Room to think

March 31, 1995

Paul Fuller urges universities to put research space management into their strategic plan. Whether universities are looking to establish a research base or searching for ways to develop their research activity, space to do the job is critical to determining success.

When looking at university research it is tempting to split them into "old" and "new". Individual institutions may be either research or teaching dominated, but they have two problems in common: how to acquire new research space and how existing space can be allocated.

Science-based subjects typically require more space than humanities, which in turn require less direct space but place a greater demand on central resources, in particular the library. But even these simple observations hide enormous diversity. Figures below illustrate the range of space allocated to three specific research areas common to three comparable institutions (see graph). Each area has a high research assessment excerise rating and comparable numbers of researchers.

The figures indicate that research space needs are a function not only of the academic area but also of such factors as the manner in which research is carried out. Certain elements of engineering research for example, traditionally requiring extensive space for heavy machinery, can now be modelled on computer, requiring less space but delivering similar research results.

The use of shared research facilities should be considered as a possible solution to space shortage. Such generic space can be developed either at an institutional level or by grouping together families of research activity with common space and facility requirements, eg engineering. The benefit of multi-purpose specialist space is that it allows greater flexibility in reacting to changes in research portfolios and should prevent the mothballing of highly specialised space between projects. Historically there has been significant cross-over of research into teaching space, for example when laboratories are not being used. However, with teaching space being used with greater and greater intensity this opportunity is disappearing.

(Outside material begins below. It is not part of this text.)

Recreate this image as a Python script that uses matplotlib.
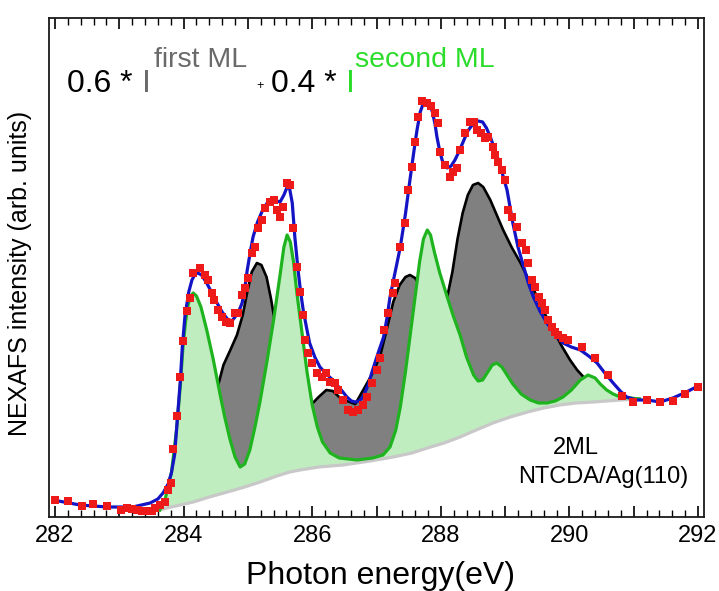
import numpy as np
import matplotlib
matplotlib.use('Agg')
import matplotlib.pyplot as plt
from matplotlib.ticker import MultipleLocator, FuncFormatter

plt.rcParams['font.family'] = ['Liberation Sans', 'DejaVu Sans']

# ---------------- data (photon energy in eV, intensity in arb. units) -------------
exp_e = [282.00, 282.20, 282.42, 282.59, 282.81, 283.02, 283.12, 283.20, 283.28, 283.35,
         283.43, 283.51, 283.55, 283.63, 283.71, 283.75, 283.81, 283.83, 283.89, 283.95,
         283.99, 284.05, 284.10, 284.15, 284.25, 284.33, 284.38, 284.44, 284.48, 284.54,
         284.60, 284.66, 284.72, 284.80, 284.85, 284.91, 284.96, 285.00, 285.06, 285.11,
         285.16, 285.22, 285.26, 285.34, 285.40, 285.46, 285.50, 285.55, 285.61, 285.66,
         285.70, 285.76, 285.81, 285.86, 285.89, 285.93, 285.99, 286.07, 286.15, 286.22,
         286.28, 286.36, 286.40, 286.48, 286.56, 286.63, 286.71, 286.79, 286.85, 286.93,
         287.01, 287.06, 287.11, 287.18, 287.26, 287.29, 287.37, 287.44, 287.49, 287.55,
         287.60, 287.64, 287.70, 287.79, 287.84, 287.91, 287.96, 287.99, 288.07, 288.14,
         288.19, 288.25, 288.30, 288.37, 288.45, 288.51, 288.57, 288.62, 288.69, 288.74,
         288.81, 288.85, 288.89, 288.95, 289.00, 289.05, 289.11, 289.18, 289.26, 289.32,
         289.35, 289.42, 289.47, 289.52, 289.58, 289.62, 289.67, 289.73, 289.78, 289.82,
         289.90, 289.98, 290.19, 290.40, 290.60, 290.82, 290.99, 291.21, 291.41, 291.61,
         291.80, 292.00]
exp_i = [0.17, 0.16, 0.11, 0.13, 0.11, 0.07, 0.09, 0.08, 0.07, 0.06,
         0.06, 0.06, 0.09, 0.12, 0.15, 0.27, 0.34, 0.68, 1.01, 1.40,
         1.76, 2.06, 2.19, 2.44, 2.49, 2.42, 2.37, 2.24, 2.17, 2.07,
         2.00, 1.95, 1.94, 2.04, 2.04, 2.22, 2.29, 2.39, 2.64, 2.70,
         2.89, 2.97, 3.09, 3.15, 3.17, 3.07, 3.00, 3.10, 3.34, 3.32,
         2.89, 2.50, 2.25, 2.02, 1.77, 1.64, 1.54, 1.44, 1.40, 1.44,
         1.35, 1.34, 1.27, 1.17, 1.07, 1.05, 1.07, 1.12, 1.20, 1.34,
         1.47, 1.59, 1.87, 2.04, 2.24, 2.34, 2.70, 2.94, 3.27, 3.50,
         3.75, 4.00, 4.16, 4.14, 4.11, 4.04, 3.94, 3.65, 3.52, 3.40,
         3.45, 3.49, 3.67, 3.84, 3.95, 3.95, 3.87, 3.84, 3.79, 3.80,
         3.70, 3.62, 3.55, 3.47, 3.37, 3.07, 3.00, 2.90, 2.74, 2.67,
         2.54, 2.37, 2.30, 2.20, 2.14, 2.07, 1.97, 1.90, 1.85, 1.82,
         1.79, 1.77, 1.70, 1.59, 1.42, 1.21, 1.15, 1.17, 1.15, 1.16,
         1.23, 1.30]

fit_e = [281.97, 282.39, 282.81, 283.21, 283.48, 283.60, 283.68, 283.76, 283.81, 283.86,
         283.89, 283.92, 283.95, 283.98, 284.02, 284.08, 284.13, 284.18, 284.22, 284.28,
         284.36, 284.44, 284.52, 284.60, 284.68, 284.75, 284.80, 284.86, 284.91, 284.95,
         284.99, 285.04, 285.08, 285.15, 285.23, 285.30, 285.38, 285.45, 285.50, 285.56,
         285.61, 285.65, 285.69, 285.73, 285.78, 285.82, 285.86, 285.91, 285.96, 286.04,
         286.12, 286.22, 286.32, 286.44, 286.54, 286.61, 286.67, 286.73, 286.79, 286.87,
         286.94, 287.02, 287.11, 287.16, 287.21, 287.29, 287.37, 287.45, 287.52, 287.58,
         287.63, 287.68, 287.73, 287.78, 287.83, 287.87, 287.91, 287.94, 287.98, 288.02,
         288.06, 288.10, 288.16, 288.22, 288.28, 288.34, 288.42, 288.51, 288.58, 288.65,
         288.71, 288.77, 288.82, 288.88, 288.95, 289.03, 289.12, 289.20, 289.29, 289.36,
         289.44, 289.54, 289.65, 289.77, 289.90, 290.03, 290.17, 290.30, 290.43, 290.55,
         290.68, 290.79, 290.89, 291.05, 291.21, 291.41, 291.61, 291.82, 292.03]
fit_i = [0.17, 0.12, 0.10, 0.10, 0.14, 0.18, 0.24, 0.33, 0.44, 0.62,
         0.87, 1.12, 1.37, 1.70, 2.00, 2.25, 2.37, 2.43, 2.44, 2.42,
         2.34, 2.24, 2.14, 2.05, 1.98, 1.96, 2.00, 2.06, 2.14, 2.28,
         2.47, 2.66, 2.80, 2.95, 3.07, 3.14, 3.17, 3.16, 3.15, 3.22,
         3.30, 3.28, 3.14, 2.80, 2.47, 2.25, 2.07, 1.90, 1.74, 1.60,
         1.50, 1.43, 1.37, 1.28, 1.20, 1.16, 1.15, 1.16, 1.20, 1.32,
         1.47, 1.63, 1.80, 1.98, 2.20, 2.45, 2.70, 3.03, 3.37, 3.65,
         3.87, 4.05, 4.14, 4.15, 4.12, 4.05, 3.93, 3.80, 3.67, 3.57,
         3.51, 3.49, 3.51, 3.57, 3.65, 3.74, 3.86, 3.94, 3.96, 3.95,
         3.89, 3.80, 3.71, 3.60, 3.45, 3.27, 2.94, 2.70, 2.50, 2.34,
         2.20, 2.06, 1.94, 1.83, 1.74, 1.70, 1.67, 1.61, 1.54, 1.44,
         1.34, 1.26, 1.20, 1.17, 1.17, 1.15, 1.19, 1.25, 1.32]

second_e = [283.63, 283.71, 283.81, 283.89, 283.95, 283.99, 284.03, 284.07, 284.11, 284.15,
            284.20, 284.27, 284.36, 284.46, 284.56, 284.64, 284.72, 284.80, 284.88, 284.95,
            285.03, 285.11, 285.19, 285.30, 285.40, 285.50, 285.56, 285.61, 285.66, 285.71,
            285.76, 285.84, 285.92, 286.00, 286.08, 286.16, 286.28, 286.42, 286.70, 286.94,
            287.10, 287.21, 287.30, 287.37, 287.45, 287.52, 287.60, 287.67, 287.73, 287.79,
            287.84, 287.90, 287.98, 288.10, 288.20, 288.30, 288.40, 288.51, 288.58, 288.65,
            288.72, 288.80, 288.87, 288.95, 289.03, 289.12, 289.25, 289.39, 289.52, 289.65,
            289.78, 289.90, 290.03, 290.17, 290.29, 290.40, 290.48, 290.58, 290.68, 290.79,
            291.09]
second_i = [0.07, 0.17, 0.44, 0.87, 1.32, 1.70, 1.95, 2.12, 2.21, 2.24,
            2.21, 2.10, 1.87, 1.58, 1.25, 1.00, 0.78, 0.60, 0.50, 0.53,
            0.67, 0.90, 1.16, 1.57, 1.97, 2.42, 2.70, 2.82, 2.75, 2.55,
            2.25, 1.85, 1.45, 1.12, 0.90, 0.75, 0.64, 0.59, 0.57, 0.59,
            0.62, 0.70, 0.87, 1.10, 1.45, 1.80, 2.20, 2.55, 2.78, 2.87,
            2.82, 2.65, 2.45, 2.20, 2.00, 1.82, 1.60, 1.42, 1.36, 1.37,
            1.44, 1.52, 1.54, 1.50, 1.42, 1.33, 1.23, 1.17, 1.14, 1.14,
            1.16, 1.20, 1.27, 1.37, 1.42, 1.39, 1.33, 1.27, 1.23, 1.20,
            1.18]

first_e = [283.63, 283.90, 284.20, 284.40, 284.53, 284.62, 284.72, 284.83, 284.92, 284.99,
           285.06, 285.14, 285.21, 285.29, 285.36, 285.42, 285.60, 285.80, 286.01, 286.10,
           286.22, 286.32, 286.42, 286.54, 286.67, 286.82, 286.95, 287.06, 287.15, 287.26,
           287.36, 287.45, 287.52, 287.60, 287.66, 287.85, 288.10, 288.18, 288.26, 288.34,
           288.42, 288.50, 288.58, 288.66, 288.77, 288.87, 288.97, 289.10, 289.24, 289.37,
           289.50, 289.62, 289.75, 289.88, 290.01, 290.12, 290.22, 290.35, 290.48, 290.68,
           290.90, 291.09]
first_i = [0.07, 0.20, 0.45, 0.80, 1.30, 1.52, 1.66, 1.82, 2.02, 2.25,
           2.45, 2.54, 2.52, 2.40, 2.18, 1.95, 1.45, 1.15, 1.14, 1.20,
           1.27, 1.26, 1.20, 1.16, 1.13, 1.30, 1.45, 1.62, 1.85, 2.15,
           2.32, 2.40, 2.42, 2.39, 2.33, 2.05, 2.20, 2.45, 2.78, 3.04,
           3.22, 3.32, 3.34, 3.30, 3.17, 3.02, 2.87, 2.70, 2.54, 2.37,
           2.20, 2.03, 1.87, 1.71, 1.57, 1.47, 1.40, 1.33, 1.29, 1.22,
           1.19, 1.18]

base_e = [283.63, 283.74, 283.95, 284.15, 284.40, 284.68, 284.95, 285.19, 285.45, 285.65,
          285.81, 286.10, 286.48, 286.90, 287.26, 287.55, 287.79, 288.05, 288.30, 288.55,
          288.81, 289.08, 289.35, 289.60, 289.85, 290.10, 290.37, 290.79, 291.09]
base_i = [0.07, 0.09, 0.12, 0.15, 0.20, 0.25, 0.30, 0.35, 0.41, 0.45,
          0.47, 0.50, 0.52, 0.56, 0.60, 0.64, 0.69, 0.74, 0.80, 0.87,
          0.94, 1.00, 1.05, 1.09, 1.12, 1.14, 1.15, 1.17, 1.18]

x_ticks_labelled = [282, 284, 286, 288, 290, 292]

# ---------------- figure ----------------
W, H = 719, 591
fig = plt.figure(figsize=(W / 100, H / 100), dpi=100)
L, R, T, B = 49, 704, 18, 517
ax = fig.add_axes([L / W, 1 - B / H, (R - L) / W, (B - T) / H])

ax.fill(np.concatenate([first_e, base_e[::-1]]), np.concatenate([first_i, base_i[::-1]]),
        color='#808080', lw=0, zorder=1)
ax.plot(first_e, first_i, color='black', lw=1.9, zorder=2, solid_joinstyle='round')
ax.fill(np.concatenate([second_e, base_e[::-1]]), np.concatenate([second_i, base_i[::-1]]),
        color='#bfedbf', lw=0, zorder=3)
ax.plot(base_e, base_i, color='#c8c8c8', lw=2.3, zorder=3.5, solid_joinstyle='round')
ax.plot(second_e, second_i, color='#1fb41f', lw=2.3, zorder=4, solid_joinstyle='round')
ax.plot(fit_e, fit_i, color='#1414c4', lw=2.3, zorder=6, solid_joinstyle='round')
ax.plot(exp_e, exp_i, 's', color='#ee1a1a', ms=5.3, mew=0, zorder=7)

ax.set_xlim(281.907, 292.093)
ax.set_ylim(0, 4.99)
ax.xaxis.set_major_locator(MultipleLocator(1))
ax.xaxis.set_minor_locator(MultipleLocator(0.2))
ax.xaxis.set_major_formatter(FuncFormatter(
    lambda v, p: f'{v:.0f}' if int(round(v)) in x_ticks_labelled else ''))
ax.set_yticks([])
ax.tick_params(axis='x', which='both', direction='in', top=True, bottom=True,
               labelsize=17, pad=6, colors='black')
ax.tick_params(axis='x', which='major', length=8, width=1.2)
ax.tick_params(axis='x', which='minor', length=5, width=1.0)
for s in ax.spines.values():
    s.set_linewidth(1.3)
    s.set_color('#1a1a1a')

fig.text(380 / W, 1 - 584 / H, 'Photon energy(eV)', fontsize=23, ha='center', va='baseline')
fig.text(20 / W, 1 - 273 / H, 'NEXAFS intensity (arb. units)', fontsize=18,
         rotation=90, ha='center', va='center')

fig.text(67 / W, 1 - 92 / H, '0.6 *', fontsize=23, ha='left', va='baseline', color='black')
fig.text(142 / W, 1 - 92 / H, 'I', fontsize=23, ha='left', va='baseline', color='#6a6a6a')
fig.text(154 / W, 1 - 67 / H, 'first ML', fontsize=20.5, ha='left', va='baseline', color='#6a6a6a')
fig.text(256 / W, 1 - 89 / H, '+', fontsize=9, ha='left', va='baseline', color='black')
fig.text(271 / W, 1 - 92 / H, '0.4 *', fontsize=23, ha='left', va='baseline', color='black')
fig.text(346 / W, 1 - 92 / H, 'I', fontsize=23, ha='left', va='baseline', color='#2bdc2b')
fig.text(355 / W, 1 - 67 / H, 'second ML', fontsize=20.5, ha='left', va='baseline', color='#2bdc2b')

fig.text(553 / W, 1 - 454 / H, '2ML', fontsize=17, ha='left', va='baseline')
fig.text(518 / W, 1 - 483 / H, 'NTCDA/Ag(110)', fontsize=17, ha='left', va='baseline')

fig.savefig('out.png', dpi=100)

There is a risk that research strategy could be driven in part by what space is available - the institution will undertake only research which has limited or no space requirements, or for which alternative sources of funding to purchase additional space can be found.

It cannot be assumed that research can be expanded within existing available space. Our experience with private sector research organisations suggests that some institutions are already operating close to international norms on space allocation.

In 1995/96 it is estimated that more than Pounds 2 billion will be spent on research in higher education. Central government is the primary provider of research funding in the United Kingdom, either by direct grant or through the funding and research councils. According to the latest funding allocations, Government will provide approximately 66 per cent of total research income during the 1995/96 academic year.

These central sources of funding make limited provision for research space needs. The Higher Education Funding Council for England's formula for capital funding includes an allowance for postgraduate research students. However, the research councils provide no funding for space - in fact such expenditure is explicitly excluded.

Given such limited scope for grant-supported new build, institutions will need to turn to alternative fund sources including industrial sponsorship, industrial joint ventures, shared facilities either with industry or other research institutions, and commercial debt. This reinforces the importance of integrating research space planning into overall strategic planning. Effective management of resources is essential to ensure future space demands are met. It is Touche Ross's belief that effective research space management requires an approach which is explicit and consistently applied across the institution and is designed to facilitate the delivery of the institutional strategy.

There are several key principles for such an approach. Users of research space in institutions need to recognise that space is a scarce and expensive resource in the same manner as staff or equipment - it has a real cost and hence a mechanism needs to be found which will encourage effective management by users.

One approach, which unfortunately can lead to unacceptable levels of bureaucracy, is to charge individuals or departments for the space allocated to them. An alternative is to introduce a bidding and review process that achieves similar results without the detailed book-keeping.

If space needs assessment and allocation is to be explicit then a set of criteria needs to be developed that will allow the analysis and prioritisation of bids for space within the context of the institution's overall strategy.

The criteria used for assessment should flow directly from the institution's strategic plan and support the delivery of research objectives. The approach must be seen to be equitable.

Users are unlikely to respond positively unless the management process is plainly fair, transparent and defensible. There is little point in devising so complex a system that users do not understand the esoteric algorithms which produce the answers and for which they will then be held accountable.

For the same reasons the links between the model and delivery of the institution's research objectives should be easily identifiable. Clear demonstration of these links will help to validate the use of such a model for academic staff.

Research work is frequently contract based and of limited duration. Any approach adopted for managing research space therefore needs to recognise these time-limitations on space and be able to pull back vacated space to some central point and reallocate.

The acceptance of space as a short-term commodity will help to dissuade the hoarding of large pieces of equipment with limited future use - a problem frequently encountered in science and engineering departments. The approach must be enforceable, deliverable and above all has to induce the desired behaviour.

It should enable management to monitor research space demand and ensure the delivery of the desired results. Some would say that it is like searching for a holy grail to try to find a solution that truly addresses each of these maxims. But the point is that no system - no matter how complex or simple - should be viewed as deterministic or its results as absolute. Probably the most important contribution such a model will make to an institution's management of research space will be the informed debate that it engenders. This should then lead to an improvement in the quality of decision making.

Paul Fuller is a group partner with Touche Ross Management Consultants.